El declive del imperio americano

LIBERTAD DIGITAL 10/11/16
JOSÉ GARCÍA DOMÍNGUEZ

· ¿Clinton o Trump? Qué más da.

A todos los imperios les llega el instante fatal de la decadencia. Más pronto o más tarde, pero a todos les llega. A todos, sin excepción. Le llegó a Roma, le llegó a España, le llegó a la Gran Bretaña, le llegó a la Rusia soviética. ¿Por qué no le iba a ocurrir también a los Estados Unidos? Gane quien gane las elecciones, que en el fondo es lo de menos, quien todavía fantasee a estas alturas con revivir el viejo mito del sueño americano lo mejor que puede hacer es coger un avión y empadronarse en cualquier ciudad de… Dinamarca. Y es que, a día de hoy, nacer pobre en los Estados Unidos equivale a tener todos los números de la rifa para morir igual de pobre setenta y muy pocos años más tarde. En el caso de los Estados Unidos, hiperpotencia que como siempre ha ocurrido en la Historia despierta mucha más rendida fascinación entre los metecos de las colonias que entre los propios nativos, el punto de inflexión, ese instante fatídico a partir del cual los imperios comienzan a entrever su ocaso, se remonta a los años sesenta del siglo pasado, cuando se vino abajo al súbito modo la arquitectura financiera mundial diseñada en Bretton Woods.

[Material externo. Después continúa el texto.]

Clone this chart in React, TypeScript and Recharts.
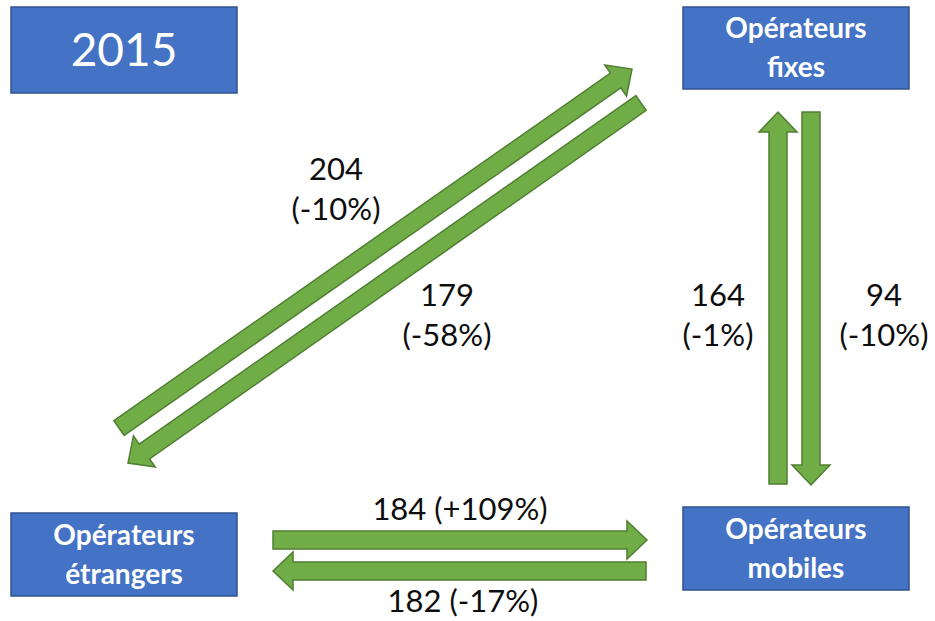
import { ComposedChart, XAxis, YAxis, ReferenceArea, ReferenceLine, ReferenceDot } from "recharts"

const W = 935
const H = 621

// flows between operator groups, 2015
const yearLabel = "2015"
const nodeNames = ["Opérateurs fixes", "Opérateurs mobiles", "Opérateurs étrangers"]
const flowFrom = ["Opérateurs étrangers", "Opérateurs fixes", "Opérateurs mobiles", "Opérateurs fixes", "Opérateurs étrangers", "Opérateurs mobiles"]
const flowTo = ["Opérateurs fixes", "Opérateurs étrangers", "Opérateurs fixes", "Opérateurs mobiles", "Opérateurs mobiles", "Opérateurs étrangers"]
const flowValues = [204, 179, 164, 94, 184, 182]
const flowChanges = ["-10%", "-58%", "-1%", "-10%", "+109%", "-17%"]

// layout (page coordinates, axes map 1:1)
const yearBox = { x1: 11, x2: 237, y1: 7, y2: 93 }
const nodeBoxes: Record<string, { x1: number; x2: number; y1: number; y2: number }> = {
  "Opérateurs fixes": { x1: 683, x2: 909, y1: 7, y2: 89 },
  "Opérateurs mobiles": { x1: 683, x2: 909, y1: 507, y2: 590 },
  "Opérateurs étrangers": { x1: 11, x2: 237, y1: 513, y2: 596 },
}
const arrowPaths = [
  { tail: [119, 428], tip: [632, 69], label: [336, 180], inline: false },
  { tail: [641, 103], tip: [128, 463], label: [447, 306], inline: false },
  { tail: [778, 484], tip: [778, 112], label: [718, 306], inline: false },
  { tail: [811, 112], tip: [811, 485], label: [884, 306], inline: false },
  { tail: [273, 540], tip: [647, 540], label: [460, 520], inline: true },
  { tail: [646, 571], tip: [273, 571], label: [463, 612], inline: true },
]

const FONT = "Lato, 'Open Sans', sans-serif"
const BLUE = "#4472C4"
const BLUE_EDGE = "#2F528F"
const GREEN = "#70AD47"
const GREEN_EDGE = "#507E32"

function Arrow(props: any) {
  const { x1, y1, x2, y2 } = props
  const shaft = 9
  const head = 19
  const headLen = 20
  const dx = x2 - x1
  const dy = y2 - y1
  const len = Math.sqrt(dx * dx + dy * dy)
  const ux = dx / len
  const uy = dy / len
  const nx = -uy
  const ny = ux
  const bx = x2 - ux * headLen
  const by = y2 - uy * headLen
  const pts = [
    [x1 + nx * shaft, y1 + ny * shaft],
    [bx + nx * shaft, by + ny * shaft],
    [bx + nx * head, by + ny * head],
    [x2, y2],
    [bx - nx * head, by - ny * head],
    [bx - nx * shaft, by - ny * shaft],
    [x1 - nx * shaft, y1 - ny * shaft],
  ]
  return (
    <polygon
      points={pts.map((p) => p.join(",")).join(" ")}
      fill={GREEN}
      stroke={GREEN_EDGE}
      strokeWidth={1.5}
      strokeLinejoin="miter"
    />
  )
}

function BoxLabel(props: any) {
  const { viewBox, lines, size, bold, offsets } = props
  const cx = viewBox.x + viewBox.width / 2
  const cy = viewBox.y + viewBox.height / 2
  return (
    <text textAnchor="middle" fill="#fff" fontFamily={FONT} fontSize={size} fontWeight={bold ? 700 : 400}>
      {lines.map((t: string, i: number) => (
        <tspan key={i} x={cx} y={cy + offsets[i]}>
          {t}
        </tspan>
      ))}
    </text>
  )
}

function FlowLabel(props: any) {
  const { viewBox, value, change, inline } = props
  const x = viewBox.x + viewBox.width / 2
  const y = viewBox.y + viewBox.height / 2
  if (inline) {
    return (
      <text x={x} y={y} textAnchor="middle" fill="#0d0d0d" fontFamily={FONT} fontSize={31}>
        {`${value} (${change})`}
      </text>
    )
  }
  return (
    <text textAnchor="middle" fill="#0d0d0d" fontFamily={FONT} fontSize={31}>
      <tspan x={x} y={y}>{value}</tspan>
      <tspan x={x} y={y + 40}>{`(${change})`}</tspan>
    </text>
  )
}

function splitName(name: string) {
  const i = name.indexOf(" ")
  return [name.slice(0, i), name.slice(i + 1)]
}

export default function App() {
  return (
    <div style={{ position: "absolute", left: 0, top: 0, width: W, height: H, background: "#fff" }}>
      <ComposedChart width={W} height={H} data={[]} margin={{ top: 0, right: 0, bottom: 0, left: 0 }}>
        <XAxis type="number" dataKey="x" domain={[0, W]} hide allowDataOverflow />
        <YAxis type="number" dataKey="y" domain={[0, H]} reversed hide allowDataOverflow />

        <ReferenceArea
          {...yearBox}
          fill={BLUE}
          fillOpacity={1}
          stroke={BLUE_EDGE}
          strokeWidth={1.5}
          label={<BoxLabel lines={[yearLabel]} size={46} bold={false} offsets={[16]} />}
        />
        {nodeNames.map((name) => (
          <ReferenceArea
            key={name}
            {...nodeBoxes[name]}
            fill={BLUE}
            fillOpacity={1}
            stroke={BLUE_EDGE}
            strokeWidth={1.5}
            label={<BoxLabel lines={splitName(name)} size={28} bold offsets={[-10, 29]} />}
          />
        ))}

        {flowValues.map((v, i) => (
          <ReferenceLine
            key={`flow-${flowFrom[i]}-${flowTo[i]}`}
            segment={[
              { x: arrowPaths[i].tail[0], y: arrowPaths[i].tail[1] },
              { x: arrowPaths[i].tip[0], y: arrowPaths[i].tip[1] },
            ]}
            ifOverflow="visible"
            shape={(p: any) => <Arrow {...p} />}
          />
        ))}

        {flowValues.map((v, i) => (
          <ReferenceDot
            key={`lbl-${i}`}
            x={arrowPaths[i].label[0]}
            y={arrowPaths[i].label[1]}
            r={0}
            fill="none"
            stroke="none"
            ifOverflow="visible"
            label={<FlowLabel value={v} change={flowChanges[i]} inline={arrowPaths[i].inline} />}
          />
        ))}
      </ComposedChart>
    </div>
  )
}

Si hubiera que señalar un instante a partir del cual la República imperial inició su declive, sin duda, sería ese. Y es que, desde aquel entonces, 1973, Estados Unidos no ha hecho más que vivir a crédito del resto del mundo desarrollado, esto es, de Europa Occidental y Japón. Tan deslumbrante, la exuberancia norteamericana del último tercio del siglo XX y los primeros ocho años del XXI no se puede explicar sin el dinero del resto del planeta que no cesó de acudir en tropel a Wall Street, hasta que el inmenso castillo de naipes se derrumbó sobre sí mismo. Aunque parezca increíble, sobre todo a oídos de sus muy devotos admiradores europeos, Estados Unidos se pasó nada menos que treinta y cinco años seguidos, desde 1973 hasta la bancarrota de su sistema financiero en 2008, gastando cada año en productos extranjeros un 6% más de lo que podía pagar con sus ingresos por exportaciones. Pero no solo eso. Durante los mismos siete lustros consecutivos el Estado yanqui gastó todos los ejercicios mucho más dinero del que ingresó vía impuestos. ¿Y cómo lo hizo?, se preguntará el lector. Pues, muy fácil, porque el dinero llamado a cubrir la diferencia entre sus ingresos y sus gastos también lo aportó el resto del planeta.

Dicho de otro modo, Estados Unidos ha vivido a crédito (de nosotros) durante treinta y seis años consecutivos. El cómo lo consiguió sería materia para otro artículo, pero no hace falta ser un gran economista para comprender que tal estado de cosas era insostenible en el tiempo, que antes o después tendría que derrumbarse el sistema todo. Y Lehman Brothers no fue nada más que eso, el catalizador de un desplome sísmico que necesariamente tenía que ocurrir en algún momento. Y el momento llegó en 2008. Pero no acaba ahí la cosa. Desde 1973, no solo el Estado norteamericano y su sector exterior estuvieron viviendo a crédito, sus ciudadanos, los habitantes del país, también lo hicieron. Sí, los norteamericanos de a pie estuvieron haciendo compras a crédito durante esos mismos treinta y cinco años seguidos. Hasta el día en que su sistema bancario, simplemente, reventó. Desde entonces, nadie, ni ellos ni nosotros, ha vuelto a levantar cabeza. Porque antes del declive del imperio el mundo disponía de un consumidor de última instancia, el pueblo norteamericano, que absorbía todos los excedentes productivos de Europa y Japón, lo que hacía que el engranaje del capitalismo global siguiese rodando año tras año. Pero el engranaje se paró de golpe en 2008. Y parado sigue hoy. La decadencia, ya se sabe. ¿Clinton o Trump? Qué más da.